Soil & Sea: reports from our producers
This article was originally published in November 2016
Grassfed beef sales jumped 40 percent in 2015, while conventional beef sales grew 6.5 percent during the same period. Grass-fed beef is still a small slice of overall beef sales — 1.4 percent.
President Obama’s creation of the Atlantic Ocean’s first marine monument is being hailed as an “incredible” victory in the fight against climate change. The Northeast Canyons and Seamounts Marine National Monument is an area where ocean temperatures are projected to warm as much as three times as fast as the global average. It’s home to endangered whales and turtles, ancient deep-sea coral, and fish species unique to the region.
Dr. Bronner’s toothpaste sold at PCC earned a top rating on The Cornucopia Institute’s recent Toothpaste Scorecard. Criteria for a top rating included no carrageenan, artificial colors, sweeteners, preservatives, PEGs, glycols, surfactants, tricolosan or GMOs.
Tomato crops wordwide are being ravaged by a tiny moth, Tuta absoluta. It was introduced to Europe in 2006 via a container of infested tomatoes and has spread throughout the Middle East, Africa and Asia.
Washington state recently unveiled its first initiative to cap and reduce carbon pollution. The Clean Air Rule applies initially to 24 businesses that each produce at least 100,000 metric tons of carbon each year, including all five oil refineries in Washington, as well as power plants, fuel distributors and other industries. Collectively, they account for two-thirds of all the carbon pollution produced in the state.
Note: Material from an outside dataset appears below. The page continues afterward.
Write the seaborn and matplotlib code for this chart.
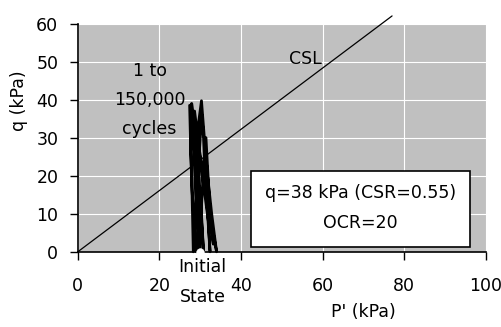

Prices of wild B.C. salmon have reached new highs as the catch has declined nearly 80 percent since 1990. The Fraser River sockeye fishery was closed altogether this year based on spawner return estimates of 853,000 fish, numbers once in the tens of millions — the worst return in 120 years. Aquaculture has replaced nearly all of that decline and today produces about three quarters of B.C.’s total salmon.